A navegação entre a Índia e Malaca teria neste espaço um local de passagem importante. Enquanto tomava medidas para tornar isso real, Filipe de Brito e Nicote envolveu-se novamente em guerras com o rei de Arakan.
O episódio do banquete
Filipe de Brito e Nicote ficou para a história como uma personagem vil e egocêntrica. Por isso, segundo reza a lenda, num momento em que a sua fortaleza se encontrava cercada durante um tempo, Filipe de Brito e Nicote deliciava-se num festim preparado com os alimentos que restavam, enquanto os seus homens passavam fome.
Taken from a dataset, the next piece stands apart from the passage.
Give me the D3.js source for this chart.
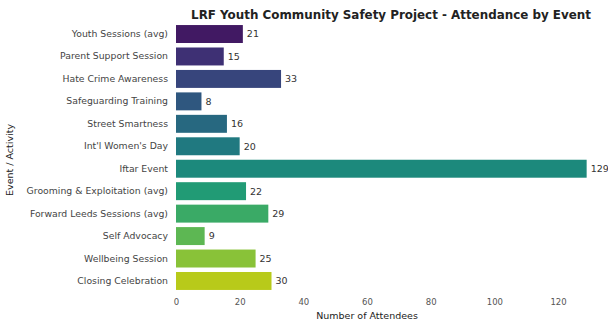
<!DOCTYPE html>
<html><head><meta charset="utf-8">
<script src="https://cdn.jsdelivr.net/npm/d3@7"></script>
<style>body{margin:0;background:#fff}svg{display:block}text{font-family:"DejaVu Sans",sans-serif}</style>
</head><body><svg id="c" width="608" height="320"></svg>
<script>
const categories = ["Youth Sessions (avg)","Parent Support Session","Hate Crime Awareness","Safeguarding Training","Street Smartness","Int'l Women's Day","Iftar Event","Grooming & Exploitation (avg)","Forward Leeds Sessions (avg)","Self Advocacy","Wellbeing Session","Closing Celebration"];
const values = [21,15,33,8,16,20,129,22,29,9,25,30];
const xTicks = [0,20,40,60,80,100,120];
const title = "LRF Youth Community Safety Project - Attendance by Event";
const xLabel = "Number of Attendees";
const yLabel = "Event / Activity";

const svg = d3.select("#c");
const x = d3.scaleLinear().domain([0,120]).range([176,558]);
const y = d3.scaleBand().domain(categories).range([22.8,292.2]).paddingInner(0.2).paddingOuter(0.1);
const colors = categories.map((d,i)=>d3.color(d3.interpolateViridis((i+1)/(categories.length+1))).darker(0.3).formatHex());

svg.append("g").selectAll("rect").data(values).join("rect")
  .attr("x", x(0)).attr("y",(d,i)=>y(categories[i]))
  .attr("width",d=>x(d)-x(0)).attr("height",y.bandwidth())
  .attr("fill",(d,i)=>colors[i]);

svg.append("g").selectAll("text").data(values).join("text")
  .attr("x",d=>x(d)+4).attr("y",(d,i)=>y(categories[i])+y.bandwidth()/2)
  .attr("dy","0.35em").attr("font-size",9.5).attr("fill","#333").text(d=>d);

const yAxis = svg.append("g").attr("transform",`translate(${x(0)},0)`)
  .call(d3.axisLeft(y).tickSize(0).tickPadding(8));
yAxis.select(".domain").remove();
yAxis.selectAll("text").attr("font-size",9.3).attr("fill","#444").style("font-family","DejaVu Sans");

const xAxis = svg.append("g").attr("transform",`translate(0,${292})`)
  .call(d3.axisBottom(x).tickValues(xTicks).tickSize(0).tickPadding(7));
xAxis.select(".domain").remove();
xAxis.selectAll("text").attr("font-size",8.5).attr("fill","#555").style("font-family","DejaVu Sans");

svg.append("text").attr("x",367).attr("y",319).attr("text-anchor","middle")
  .attr("font-size",9.5).attr("fill","#222").text(xLabel);
svg.append("text").attr("x",391).attr("y",19).attr("text-anchor","middle")
  .attr("font-size",11.9).attr("font-weight","bold").attr("fill","#222").text(title);
svg.append("text").attr("transform","translate(13,160) rotate(-90)").attr("text-anchor","middle")
  .attr("font-size",9.5).attr("fill","#222").text(yLabel);
</script></body></html>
Ele deixou os prisioneiros de guerra assistirem à festa. Posteriormente, estes foram enviados com as sobras de comida do banquete.
Eles dirigiram-se ao acampamento das tropas do rei de Arakan, de forma que partilhassem a comida com as senhoras presentes nesse acampamento. Desta forma, quando ele (Filipe de Brito) as capturasse, elas estariam “muito gordas e formosas”. Esse foi o recado transmitido pelos prisioneiros de guerra e parece que parte das tropas aliadas demonstrou medo com a “promessa” do português e desertou na hora!
O fim
Tendo em conta o perfil do português, as traições, invasões e guerras constantes, não se estranha a falta de amigos. Uma vez até prendeu uma pessoa com quem tinha estabelecido uma aliança, um rei da vizinhança a quem roubou todo o ouro.
A sua forma de ser levou a que fizesse nascer o desejo de vingança nos restantes líderes da região. Esse foi o início do fim do reinado do ‘rei’ de Pegu.
A morte
Filipe de Brito e Nicote foi derrotado pelo rei de Ava, um dos reis vizinhos que estava desejoso de o atacar. Ele foi capturado por este rei com a ajuda dos homens do português. Os submissos de Filipe de Brito e Nicote testemunharam atrocidades cometidas contra a população local. Não só não gostaram do sucedido, como não lhe perdoaram as maldades.
Filipe de Brito e Nicote promoveu a destruição e ordenou o saque de pagodes. O português fez conversões forçadas ao cristianismo e ordenou assassinatos, espalhando o terror por este terra.
Por isso, os locais não desperdiçaram a oportunidade de matar o português. Após ser capturado, Filipe de Brito e Nicote foi empalado vivo. Manteve-se em sofrimento ao longo de três dias, momento em que sucumbiu à tormenta. Com ele foi para a cova o sonho insensato de um reino português no delta do Irrawady.
O castigo
O ‘rei’ de Pegu foi morto em 1613. Filipe de Brito foi empalado. A sua mulher, Dona Luisa, foi dada como escrava. Existia uma total aversão ao português. Havia o desejo de eliminar completamento os Britos da terra (birmanesa).
Por isso, um dos príncipes aliados foi ordenado a matar o próprio genro, que era filho do português. Consta que enquanto foi ‘rei’ de Pegu, Filipe de Brito e Nicote divertiu-se e deixou diversos filhos que não foram oficiais…
Descendentes
Atualmente, os descendentes da gente de Filipe de Brito são os chamados bayingyis. Eles encontram-se dispersos por aldeias do interior, no Norte do país.